FLOOD damage at a leading North Yorkshire school will cost tens of thousands of pounds to put right.

Easingwold Secondary School remained closed today after flash floods swamped classrooms, causing thousands of pounds-worth of damage to computer equipment.

The 1,355 pupils at the school have been told to stay at home while the clean-up operation continues, after the flooding occurred following a thunderstorm last Thursday night.

Assistant head teacher John Butcher said a total cost had yet to be put on the damage, but carpets in classrooms and corridors had to be ripped up and disinfected before the school could reopen.

About 30 computers and printers in the school's IT suit were ruined by the water, and will have to be replaced.

Maintenance and teaching staff are working flat out to make sure the school reopens as quickly as possible. Mr Butcher hoped they could reopen tomorrow, but there were no guarantees.

The flooding occurred after a heavy downpour at 5.30pm on Thursday caused water to run off a tennis court at the back of the school and in to the building, leaving classrooms and staffrooms under several inches of water.

Drains were put in on the tennis court after the last flood in 2000, but Mr Butcher said on this occasion the large amount of rain in such a short time meant they were overwhelmed.

The closure has forced staff to postpone the school sports day, which was meant to be held today.

Mr Butcher said: "We are obviously very concerned about the disruption to the education of the students and everybody is working as hard as possible to make the site safe and useable again for everybody.

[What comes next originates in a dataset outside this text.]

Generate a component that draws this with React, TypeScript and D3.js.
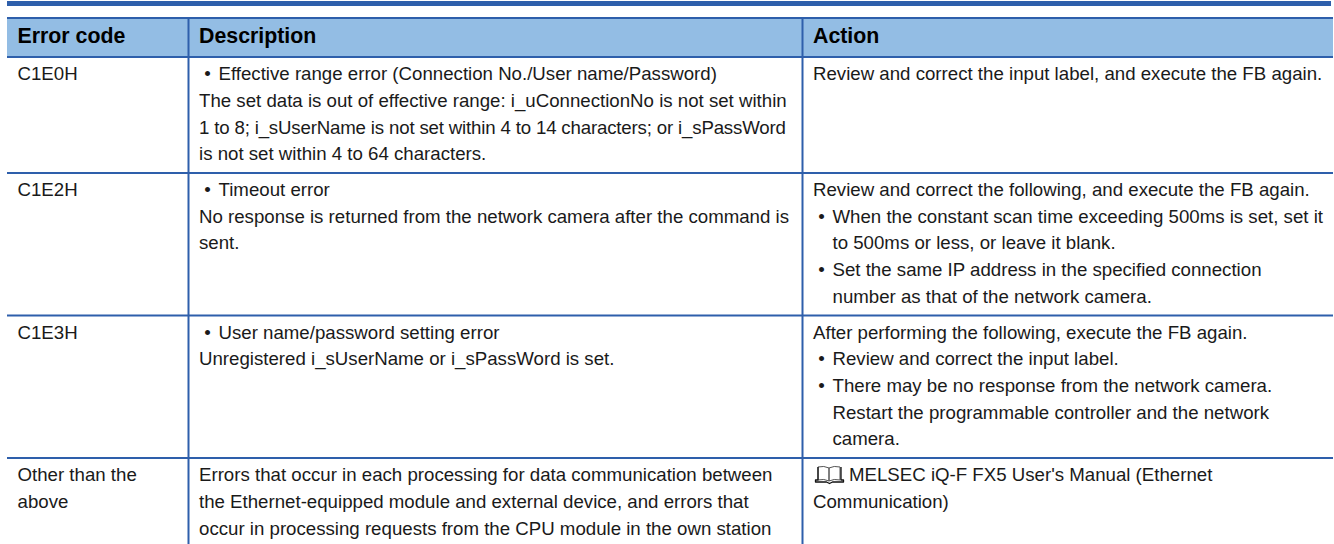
import React from 'react';
import * as d3 from 'd3';

const columns = ['Error code', 'Description', 'Action'];
const errorCodes = [['C1E0H'], ['C1E2H'], ['C1E3H'], ['Other than the', 'above']];
// "* " starts a bullet, "  " continues one, "@ " follows the manual icon, "~ " is a tighter line
const descriptions = [
  [
    '* Effective range error (Connection No./User name/Password)',
    'The set data is out of effective range: i_uConnectionNo is not set within',
    '~ 1 to 8; i_sUserName is not set within 4 to 14 characters; or i_sPassWord',
    'is not set within 4 to 64 characters.',
  ],
  [
    '* Timeout error',
    'No response is returned from the network camera after the command is',
    'sent.',
  ],
  ['* User name/password setting error', 'Unregistered i_sUserName or i_sPassWord is set.'],
  [
    'Errors that occur in each processing for data communication between',
    'the Ethernet-equipped module and external device, and errors that',
    'occur in processing requests from the CPU module in the own station',
  ],
];
const actions = [
  ['Review and correct the input label, and execute the FB again.'],
  [
    'Review and correct the following, and execute the FB again.',
    '* When the constant scan time exceeding 500ms is set, set it',
    '  to 500ms or less, or leave it blank.',
    '* Set the same IP address in the specified connection',
    '  number as that of the network camera.',
  ],
  [
    'After performing the following, execute the FB again.',
    '* Review and correct the input label.',
    '* There may be no response from the network camera.',
    '  Restart the programmable controller and the network',
    '  camera.',
  ],
  ["@ MELSEC iQ-F FX5 User's Manual (Ethernet", 'Communication)'],
];
const rowLines = [4, 5, 5, 3];

const BLUE = '#2e5fab';
const width = 1334;
const height = 544;
const fontSize = 18.67;

const x = d3.scaleOrdinal<string, number>().domain(columns).range([7, 188.5, 802.5]);
const lineY = d3.scaleLinear().domain([0, 1]).range([0, 26.67]);
const rowTops = [57, ...Array.from(d3.cumsum(rowLines, (n) => lineY(n) + 9.2), (d) => d + 57)];

const Cell = ({ left, top, lines }: { left: number; top: number; lines: string[] }) => (
  <g>
    {lines.map((t, k) => {
      const y = top + 23.2 + lineY(k);
      const kind = t.slice(0, 2);
      if (kind === '* ' || kind === '  ') {
        return (
          <g key={k}>
            {kind === '* ' && (
              <text x={left + 5.2} y={y}>
                •
              </text>
            )}
            <text x={left + 19.5} y={y}>
              {t.slice(2)}
            </text>
          </g>
        );
      }
      if (kind === '@ ') {
        return (
          <text key={k} x={left + 36} y={y}>
            {t.slice(2)}
          </text>
        );
      }
      if (kind === '~ ') {
        return (
          <text key={k} x={left} y={y} letterSpacing={-0.17}>
            {t.slice(2)}
          </text>
        );
      }
      return (
        <text key={k} x={left} y={y}>
          {t}
        </text>
      );
    })}
  </g>
);

const App = () => {
  const iconX = x('Action') + 12.5;
  const iconY = rowTops[3] + 7;
  return (
    <svg
      width={width}
      height={height}
      style={{ position: 'absolute', left: 0, top: 0, background: '#fff' }}
      fontFamily="Liberation Sans, Arial, sans-serif"
      fontSize={fontSize}
      fill="#1a1a1a"
    >
      <rect x={7} y={1} width={1324} height={5} fill={BLUE} />
      <rect x={7} y={17} width={1326} height={40} fill="#93bde4" />
      <rect x={7} y={17} width={1326} height={2} fill={BLUE} />
      {columns.map((c) => (
        <text key={c} x={x(c) + 10.5} y={42.5} fontWeight="bold" fontSize={21.33} fill="#000">
          {c}
        </text>
      ))}
      {rowTops.slice(0, 4).map((top, i) => (
        <line key={i} x1={7} x2={1333} y1={top} y2={top} stroke={BLUE} strokeWidth={2} />
      ))}
      {columns.slice(1).map((c) => (
        <line key={c} x1={x(c)} x2={x(c)} y1={18} y2={height} stroke={BLUE} strokeWidth={2} />
      ))}
      {[errorCodes, descriptions, actions].map((col, j) =>
        col.map((lines, r) => (
          <Cell key={`${j}-${r}`} left={x(columns[j]) + 10.5} top={rowTops[r]} lines={lines} />
        ))
      )}
      <g transform={`translate(${iconX},${iconY})`} fill="none" strokeLinejoin="round">
        <path d="M3 2q6 -1.5 11 1v13q-5 -2.5 -11 -1z" stroke="#555" strokeWidth={1} />
        <path d="M25 2q-6 -1.5 -11 1v13q5 -2.5 11 -1z" stroke="#555" strokeWidth={1} />
        <path d="M3 2v13h-2.5v2h11l3 1.5l3 -1.5h11v-2h-2.5v-13" stroke="#111" strokeWidth={1.3} />
      </g>
    </svg>
  );
};

export default App;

"The caretakers and cleaners have been absolutely fantastic pulling together and done extra work - there has been a real Dunkirk spirit about the whole thing."

Messages have been sent out to parents and posters have been put up in local towns and villages warning people of the school closure.

In last year's GCSE and GNVQ exams the school ranked 18th out of 48 schools in North Yorkshire in the league tables.

It was 22nd out of 35 schools for A and AS level.

A spokesman for North Yorkshire County Council said: "We are carrying out a full investigation into the flooding, and producing a report in due course on what measures need to be taken to ensure that there isn't a repeat of this situation."